Prediction of new ground-state crystal structure of $\mathrm{T}{\mathrm{a}}_2{\mathrm{O}}_5$

Tantalum pentoxide $\left(\mathrm{T}{\mathrm{a}}_2{\mathrm{O}}_5\right)$ is a wide-gap semiconductor which has important technological applications. Despite the enormous efforts from both experimental and theoretical studies, the ground-state crystal structure of $\mathrm{T}{\mathrm{a}}_2{\mathrm{O}}_5$ is not yet uniquely determined. Based on first-principles calculations in combination with evolutionary algorithm, we identify a triclinic phase of $\mathrm{T}{\mathrm{a}}_2{\mathrm{O}}_5$, which is energetically much more stable than any phases or structural models reported previously.
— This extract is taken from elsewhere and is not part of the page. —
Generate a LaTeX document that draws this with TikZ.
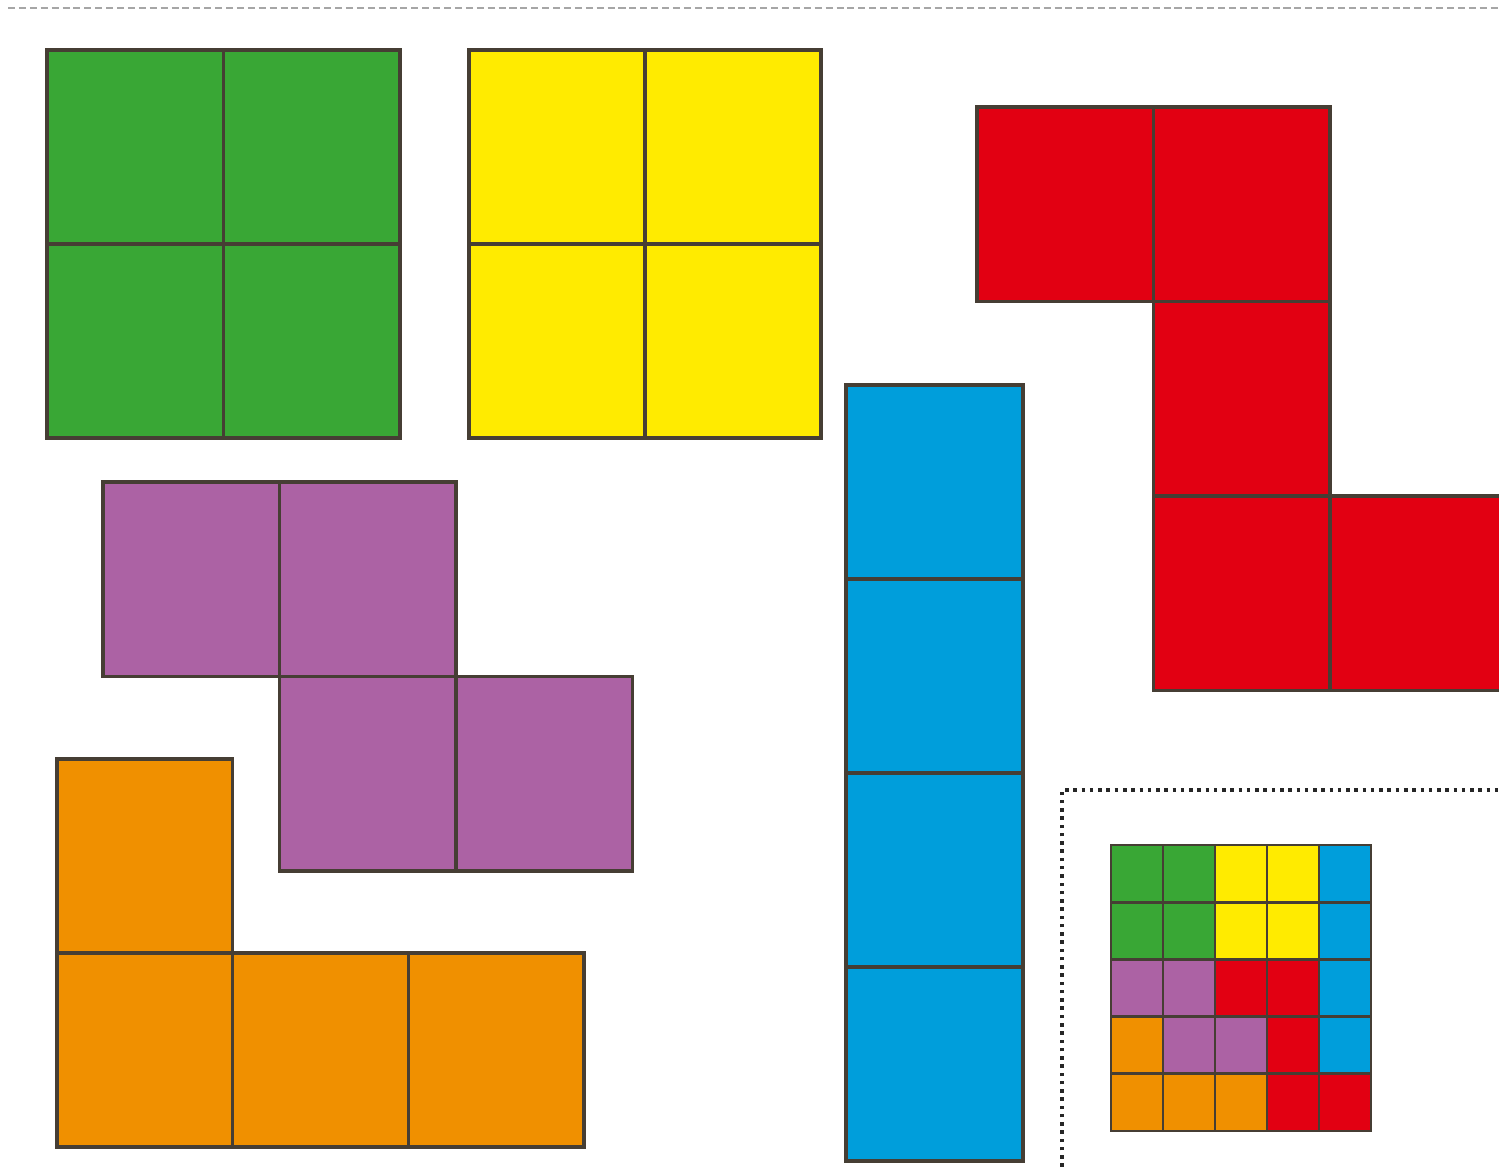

Characterization of the static and dynamical properties of the phase reveals the common features shared with previous metastable phases of $\mathrm{T}{\mathrm{a}}_2{\mathrm{O}}_5$. In particular, we show that the $d$ spacing of $\sim 3.8\AA$ found in the x-ray diffraction patterns of many previous experimental works is actually the radius of the second Ta-Ta coordination shell as defined by radial distribution functions.

Figure 1

Schematic diagram for the structural models of $\mathrm{T}{\mathrm{a}}_2{\mathrm{O}}_5$: (a) ${\beta }_{\mathrm{AL}}$; (b) $\delta$; (c) $L_{\mathrm{SR}}$; (d) $B$; (e) $\lambda$; and (f) $\gamma -\mathrm{T}{\mathrm{a}}_2{\mathrm{O}}_5$.

Figure 2

Total energies of the $B,\lambda$, and $\gamma -\mathrm{T}{\mathrm{a}}_2{\mathrm{O}}_5$ as a function of volumes normalized to the equilibrium volume of $\gamma -\mathrm{T}{\mathrm{a}}_2{\mathrm{O}}_5$ at $P=0\mathrm{GPa}$. The dashed lines are common tangent along which phase transformation between two phases occurs.

Figure 3

(a) Simulated XRD pattern for $\gamma -\mathrm{T}{\mathrm{a}}_2{\mathrm{O}}_5$, using the $\mathrm{Cu}K\alpha$ radiation (wavelength $\sim 1.541\AA )$. (b), (c) RDFs $g_{\mathrm{TaO}}$ (b) and $g_{\mathrm{TaTa}}$ (c) of $B-\mathrm{T}{\mathrm{a}}_2{\mathrm{O}}_5$, calculated by averaging over the atomic configurations obtained in MD simulations at 300 K.

Figure 4

Ball-and-stick representation of $\mathrm{Ta}{\mathrm{O}}_6$ octahedra (left panels), their spatial distribution around one central $\mathrm{Ta}{\mathrm{O}}_6$ (middle panels), and the local bonding structures of ${\mathrm{O}}_{3\mathrm{c}}$ (right panels) in $B$ (a), (d), (g); $\lambda$ (b), (e), (h); and $\gamma -\mathrm{T}{\mathrm{a}}_2{\mathrm{O}}_5$ (c), (f), (i).

Figure 5

(a)–(c) Calculated phonon dispersions of $\gamma -\mathrm{T}{\mathrm{a}}_2{\mathrm{O}}_5$ along the $\mathrm{\Gamma }X$ (a) and $\mathrm{\Gamma }L$ (b) lines, and the VDOS, panel (c). (d) Polarization vectors of the vibrational modes of $\gamma -\mathrm{T}{\mathrm{a}}_2{\mathrm{O}}_5$ at $\mathrm{\Gamma }$ point with the wave numbers $\tilde{\nu }=1007\mathrm{c}{\mathrm{m}}^{-1}$. The vibrations of ${\mathrm{O}}_{3\mathrm{c}}$ and ${\mathrm{O}}_{2\mathrm{c}}$ are represented by sky-blue and deep-blue arrows, respectively.